Each day this month I will be profiling a notable political cartoonist. Since the choices are vast, I’ve decided to slim the numbers down a bit and eliminate living cartoonists. Perhaps I will do a current political cartoon stars in the future.

Here‘s an archive of the artists mentioned already.

Today we look at one of the greatest artists of all time, who also happened to be one of the earliest political cartoonists, as well.

Enjoy!

So yeah, Francisco Goya – do I really need to brief y’all that much on his paintings? Born in 1746, Goya studied painting for years, and in his late twenties, he began making a name for himself in Spain, and ultimately was made a member of the Royal Academy of Fine Art.

He was popular with the royalty, and grew even more popular in the late 1790s, when Charles IV became king. He gave Goya a major court role as a painter.

Goya’s paintings were mostly historical works, with bold colors and a nice little subversive streak.

He is often considered either the last of the Old Masters or the first Modern Master.

Picasso, Manet and many other legends drew inspiration from Goya.

However, the dude also did political cartoons!!!

He did two major sets of cartoons. The first one came in 1792, when Goya (who was sick with fever and had gone deaf) began to study the French Revolution and the philosophies behind it, leading to a series of etched paintings called The Caprichos.

Here are some of them, with their (rather vague, really) captions – they’re pretty dark.

The Sleep of Reason Produces Monsters

“All will fall”

“Those specks of dust”

“What a tailor can do”

“They have flown”

Later in his life, irked by the horrors being reported from the Peninsular War of the early 19th Century, Goya produced probably his most outright political cartoons, a large set called The Disasters of War.

Sad presentiments of what must come to pass.

With or without reason.

The women give courage.

They avail themselves.

It will be the same.

The same (thing) elsewhere.

Striking work.

Check out a list of the cartoons here (for the Caprichos) and here (for the Disasters of War).

Goya passed away in 1828, a legend in his own time.

6 Comments

Tom Fitzpatrick

October 12, 2008 at 5:41 am

You know, I remember first seeing “The sleep of reason produces monsters” in The Saga of the Swamp Thing (# 24-26, I believe). This was a re-introduction of Jason Blood who bought the print from a antique dealer. Jason Blood is the human alter-ego of the Demon Entrigan as everyone should know.

The Disasters of War, in particular, is a monumental work. The Prado in Madrid did a wonderful exhibition on Goya’s War works which featured most of the series. A powerfully moving experience.

“irked by the horrors being reported from the Penisular War ”

I think you mean “Peninsular” there.

“irked by the horrors being reported from the Penisular War ”

I think you mean “Peninsular” there.

That was funny. ;-)

I studied Goya at school, his work was pretty advanced for the time. I should point out that sueño can mean sleep and dream, so ‘El sueño de la razón produce monstruos’ could also mean the dream of reason produces monsters.

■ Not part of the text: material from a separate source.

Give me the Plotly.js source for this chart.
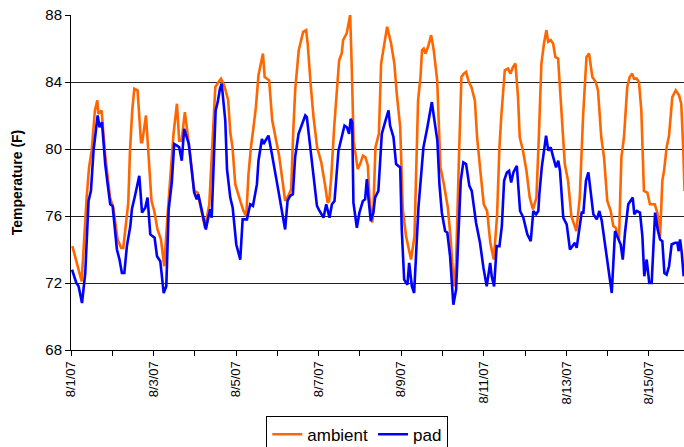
<!DOCTYPE html>
<html>
<head>
<meta charset="utf-8">
<script src="https://cdn.plot.ly/plotly-3.0.1.min.js"></script>
<style>html,body{margin:0;padding:0;background:#fff;}#chart{width:684px;height:447px;}</style>
</head>
<body>
<div id="chart"></div>
<script>
// Hours elapsed since 8/1/07 00:00, and temperature (F)
const ambientHours = [0.8,6.2,9.1,10.5,12.0,13.9,15.3,15.9,17.8,19.8,22.7,24.6,27.1,29.1,30.4,33.3,34.3,35.6,36.8,38.7,40.7,41.4,43.6,44.9,46.8,48.4,50.3,52.3,54.2,56.1,58.1,59.6,61.6,62.9,64.3,66.2,67.8,69.7,71.7,73.6,75.5,77.9,80.4,82.1,83.9,85.8,87.2,89.1,91.4,92.6,93.9,95.5,97.0,98.4,100.3,101.9,103.2,104.6,106.1,107.5,109.0,110.4,111.6,112.6,115.2,117.0,119.3,121.0,123.1,124.5,126.3,128.0,129.2,130.4,132.4,133.8,135.0,136.7,137.6,139.3,141.0,143.1,145.5,147.8,149.2,150.1,151.3,153.0,154.8,155.9,157.4,158.2,160.3,162.3,163.2,164.3,166.7,168.1,169.7,171.2,172.6,173.5,175.1,175.8,177.0,179.0,180.3,182.2,183.8,186.1,188.0,189.4,191.4,192.9,194.8,197.7,199.7,200.4,201.8,203.2,204.1,205.1,206.1,207.6,209.4,210.9,212.9,214.8,216.8,219.1,220.6,222.6,223.9,225.5,227.0,228.4,229.7,231.3,232.8,234.8,236.1,238.0,240.0,241.9,243.8,245.8,247.7,249.1,250.2,252.2,254.1,255.5,257.0,258.4,259.9,260.9,262.8,264.8,266.7,268.6,270.6,272.0,273.5,275.0,276.4,277.4,278.9,280.3,281.6,283.2,285.1,287.1,289.0,290.9,293.8,295.8,297.7,299.7,301.2,303.1,305.1,306.4,308.3,309.9,311.8,313.8,315.3,316.7,318.6,320.0,321.5,323.4,324.8,326.3,327.3,328.9,330.2,331.6,333.1,335.1,336.6,339.4,340.9,342.5,343.8,344.8,346.3,347.7,349.6,351.6,353.5,354.8,356.0,356.7];
const ambientTemp = [74.2,72.1,77.1,78.9,79.9,82.3,82.9,82.1,82.3,79.7,77.1,76.5,74.6,74.1,74.1,76.8,79.9,82.3,83.6,83.5,80.4,80.4,82.0,79.9,76.9,76.3,75.2,74.6,73.0,76.0,78.9,80.9,82.7,80.5,80.5,82.2,80.9,79.3,77.5,77.4,76.5,75.3,76.7,80.2,83.7,84.0,84.2,83.8,82.9,81.0,80.1,77.9,77.3,76.9,76.3,76.0,78.5,80.1,81.3,82.5,84.4,85.0,85.7,84.3,84.1,81.7,80.6,79.6,78.0,76.9,77.2,77.6,81.0,83.6,85.9,86.5,87.0,87.1,86.3,83.9,81.9,80.1,79.2,77.8,76.8,76.9,78.3,81.3,84.2,85.3,85.7,86.5,86.9,88.0,85.0,80.5,78.8,79.1,79.6,79.5,79.0,77.1,75.6,76.4,80.1,80.9,85.1,86.3,87.3,86.3,85.1,83.3,81.3,76.4,74.8,73.4,74.8,77.5,82.9,84.3,85.9,86.0,85.7,86.1,86.8,85.9,84.1,78.9,77.9,76.5,74.8,71.8,73.2,79.3,84.3,84.5,84.6,84.0,83.7,82.9,80.7,78.7,76.7,76.3,74.4,73.4,76.0,80.1,82.0,84.7,84.8,84.5,84.9,85.1,83.1,80.7,79.9,78.7,77.1,76.4,77.1,80.7,85.1,86.3,87.1,86.4,86.5,86.3,85.5,85.4,82.3,79.1,78.1,76.0,75.1,77.1,81.9,85.5,85.7,84.3,84.0,83.5,80.7,79.5,76.9,76.3,75.4,75.3,74.6,79.5,80.7,83.7,84.3,84.5,84.2,84.2,84.0,82.3,77.5,77.4,76.7,76.7,76.2,74.8,78.1,78.7,80.1,80.8,83.1,83.5,83.2,82.7,79.9,77.5];

const padHours = [0.6,3.1,4.4,6.4,8.3,10.2,11.6,13.1,15.5,16.6,18.0,19.9,21.3,22.8,24.2,25.7,26.7,28.2,29.6,31.0,32.5,34.5,35.4,37.4,39.7,41.3,43.2,44.5,46.1,48.6,50.0,51.9,53.9,55.4,56.8,58.6,60.0,61.6,62.9,64.4,65.8,68.5,69.9,71.6,73.1,74.0,75.7,77.1,78.4,79.8,80.9,81.8,83.0,84.1,85.3,86.6,87.6,89.7,90.7,92.6,94.0,96.1,98.4,99.8,102.3,104.2,105.8,108.1,109.0,111.0,111.9,114.8,116.8,118.7,120.6,122.6,124.5,125.9,127.4,129.0,130.3,132.3,134.2,136.2,137.1,139.1,141.0,143.0,144.5,146.8,148.4,150.3,151.7,153.2,155.5,157.5,159.0,160.4,161.7,162.6,163.5,164.2,166.2,167.7,169.7,171.0,172.0,172.9,174.3,175.8,176.8,178.7,180.7,182.6,184.6,185.5,187.5,189.0,191.4,192.3,193.7,195.6,196.6,198.2,199.5,202.0,204.9,207.2,209.8,211.3,213.0,214.2,215.6,217.5,218.8,220.4,221.7,222.3,223.9,225.2,226.6,228.1,229.7,231.6,233.0,235.5,237.8,239.8,241.7,243.7,244.6,246.0,247.5,249.1,250.5,251.8,253.4,254.7,255.9,257.2,259.2,261.1,263.0,265.3,267.3,268.8,270.4,271.7,272.3,273.7,275.0,276.2,277.5,278.9,280.4,282.0,283.3,284.3,286.2,288.2,290.1,291.7,293.0,294.0,295.5,296.9,297.9,299.4,300.8,302.3,303.7,305.7,307.2,308.6,310.5,312.4,314.4,316.3,318.2,319.6,320.8,322.1,324.0,325.4,326.6,327.5,328.9,330.8,332.2,333.3,334.7,336.2,337.6,339.6,341.1,342.5,343.8,345.0,346.3,347.7,349.2,351.2,352.5,353.3,354.1,355.1,356.2];
const padTemp = [72.8,72.0,71.8,70.8,72.6,76.9,77.5,79.9,82.0,81.3,81.6,79.1,77.9,76.7,76.6,75.2,74.0,73.4,72.6,72.6,74.2,75.4,76.4,77.3,78.4,76.2,76.5,77.1,74.9,74.7,73.6,73.3,71.4,71.8,76.4,78.0,80.3,80.2,80.1,79.3,81.2,80.3,78.8,77.4,77.0,77.3,76.5,75.8,75.2,75.9,76.4,75.9,79.7,82.3,82.8,83.6,83.9,81.7,78.8,77.1,76.5,74.3,73.4,75.8,75.8,76.7,76.6,77.9,79.3,80.6,80.3,80.8,79.7,78.7,77.5,76.3,75.2,76.9,77.2,77.3,79.5,80.9,81.5,82.0,81.9,80.1,78.5,76.6,76.3,75.9,76.7,75.9,76.7,76.9,79.9,80.7,81.4,81.3,80.9,81.8,81.6,76.8,75.3,76.2,76.9,77.0,78.2,77.1,75.7,76.2,77.1,77.5,80.9,81.6,82.3,81.4,80.7,79.1,78.9,75.2,72.2,71.9,73.2,71.8,71.4,76.5,80.1,81.3,82.8,81.7,80.5,77.9,76.2,75.1,75.0,73.6,71.4,70.7,71.6,74.6,78.1,79.2,79.1,77.8,77.5,75.6,74.4,72.9,71.8,73.2,72.4,71.8,74.2,74.2,75.4,78.1,78.6,78.7,78.0,78.6,79.0,76.3,75.9,74.9,74.5,76.3,76.1,76.3,77.3,78.9,79.9,80.8,79.9,80.1,79.5,78.9,79.3,78.7,75.9,75.5,74.0,74.2,74.4,74.1,75.2,76.2,76.2,78.1,78.6,77.3,76.1,75.8,76.3,75.7,74.2,72.8,71.4,75.1,74.6,74.3,73.4,75.0,76.7,76.9,77.1,76.1,76.3,76.2,74.8,72.4,73.4,72.0,72.0,76.2,75.2,74.6,74.5,72.6,72.5,73.0,74.3,74.4,74.4,73.9,74.6,73.8,72.4];

const startMs = Date.UTC(2007, 7, 1);
function toDate(h) {
  return new Date(startMs + h * 3600000).toISOString().replace('T', ' ').replace('Z', '');
}

const traces = [
  {x: ambientHours.map(toDate), y: ambientTemp, name: 'ambient', type: 'scatter', mode: 'lines',
   line: {color: '#FF6600', width: 2.6}},
  {x: padHours.map(toDate), y: padTemp, name: 'pad', type: 'scatter', mode: 'lines',
   line: {color: '#0000FF', width: 2.6}}
];

const layout = {
  width: 684, height: 447,
  margin: {l: 71, r: 0, t: 15, b: 97, autoexpand: false},
  paper_bgcolor: '#fff', plot_bgcolor: '#fff',
  font: {family: 'Liberation Sans, Arial, sans-serif', color: '#000'},
  showlegend: true,
  legend: {orientation: 'h', x: 0.467, xanchor: 'center', y: -0.196, yanchor: 'top',
           bordercolor: '#000', borderwidth: 1, font: {size: 17}, traceorder: 'normal'},
  xaxis: {
    type: 'date',
    range: [toDate(0), toDate(356.4)],
    tick0: '2007-08-01', dtick: 2 * 86400000,
    tickformat: '%-m/%-d/%y', tickangle: -90,
    tickfont: {size: 13},
    ticks: 'outside', ticklen: 5, tickcolor: '#000',
    minor: {dtick: 86400000, ticks: 'outside', ticklen: 5, tickcolor: '#000', showgrid: false},
    showline: true, linecolor: '#000', linewidth: 1,
    showgrid: false, zeroline: false
  },
  yaxis: {
    range: [68, 88], tick0: 68, dtick: 4,
    tickfont: {size: 15},
    ticks: 'outside', ticklen: 5, tickcolor: '#000',
    showline: true, linecolor: '#000', linewidth: 1,
    showgrid: true, gridcolor: '#222', gridwidth: 1,
    zeroline: false,
    title: {text: '<b>Temperature (F)</b>', font: {size: 14}, standoff: 19}
  }
};

Plotly.newPlot('chart', traces, layout, {displayModeBar: false, staticPlot: true});
</script>
</body>
</html>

Except that the “dream of reason” would make no sense semantically. The point is that when reason is neglected “monsters” (i.e. ignorant societal reactions) are created and empowered, (the bats etc symbolising ignorance) and that people of reason should speak up. He was writing in a time of cautious enlightenment, but speaking out still often meant exclusion, prison or even execution, so many philosophers at the time were still wary of putting their views across, particularly anti-religious views.